In another sequence, wax and snow resin were key ingredients for producing an ice wall. According to Clark, “It was six containers high and five containers wide with the real cast. We had breakaway bits for the actors to hit [with icepicks] and it was all dressed as if it was a frozen ice waterfall. That was a special moment.”
Post-production was streamlined with a cloud-based infrastructure that utilized Amazon Web Services. “One of the first things that Ron Ames setup on the show was the expectation process,” remarks Visual Effects Supervisor Jason Smith. “All of our vendors had to be ready to share assets because we wanted this whole show to feel like one company. It helped to get these places to start using USD and standard shader models.

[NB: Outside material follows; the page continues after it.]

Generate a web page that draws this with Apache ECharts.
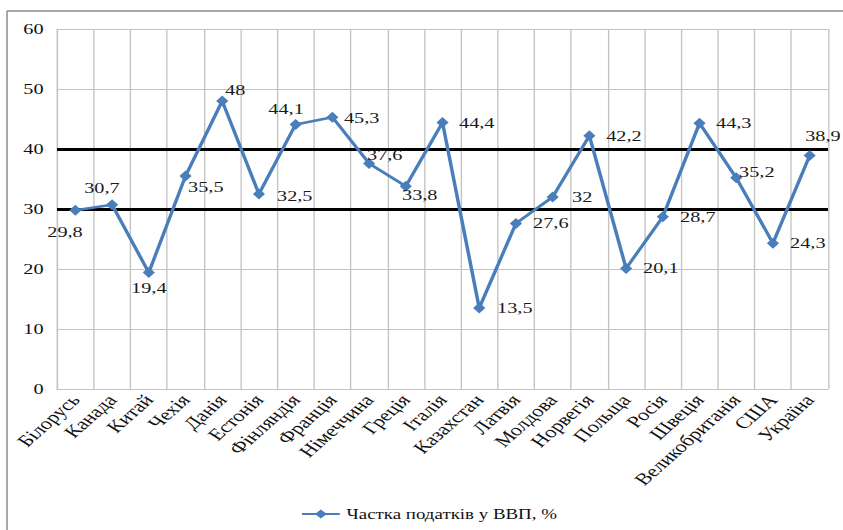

It’s been that thing we’ve all wanted and have had to a degree with things like alembic out there. On this show we were able to get to a point where Wētā FX could handoff a digital double that Method Studios could then use in their shot.”
Noting that Tolkien in quite specific when describing magic, Smith says, “There are aspects to that magic that are flashy sometimes, and aspects that he called ‘enchantment,’ which are visions, whether meant to be seen by somebody bad or entertain or give pleasure. But going into this we knew that all our magic needed to be rooted in the world. When you are seeing magic in our show, we endeavored to base it in a physical thing so that you’re seeing things happening in the environment and not just lights flashing.”
Not all the show’s characters are the same height, such as the diminutive Harfoots, predecessors of the Hobbits. “The Harfoots spend a lot of their time outdoors so the scale cue becomes either other characters that are not Harfoot or the world around them. The challenge there is things like rocks and trees are quite fractal in the way humans understand their scale. If I show you a picture of a tree you might have a sense of a range of how big it is but it could be plus or minus 30 percent. We had to follow the atmospherics rules and depth of field and placed little guides for the audience called scale anchors.”
The show’s interesting and unique creatures are all rooted in reality. “Tons of design work based either on ancient animals or animals that are combinations of animals put together,” Ames says. “We have sea creatures and birds. There are some specific creatures that are only in Tolkien’s world that we have designed, and each one of them involved studies on movement, physical realities, shapes, designs, and physics. They’re insanely real and scary. There are some cool ones!”
Creating scale throughout the show was the biggest challenge. “That is something that requires so many hands to touch and for everyone to understand it,” explains Ames. “It was like bringing a Tower of Babel and having everybody learn how to speak the same language. It involved not only art and technology but the will to actually do it and stay with it.”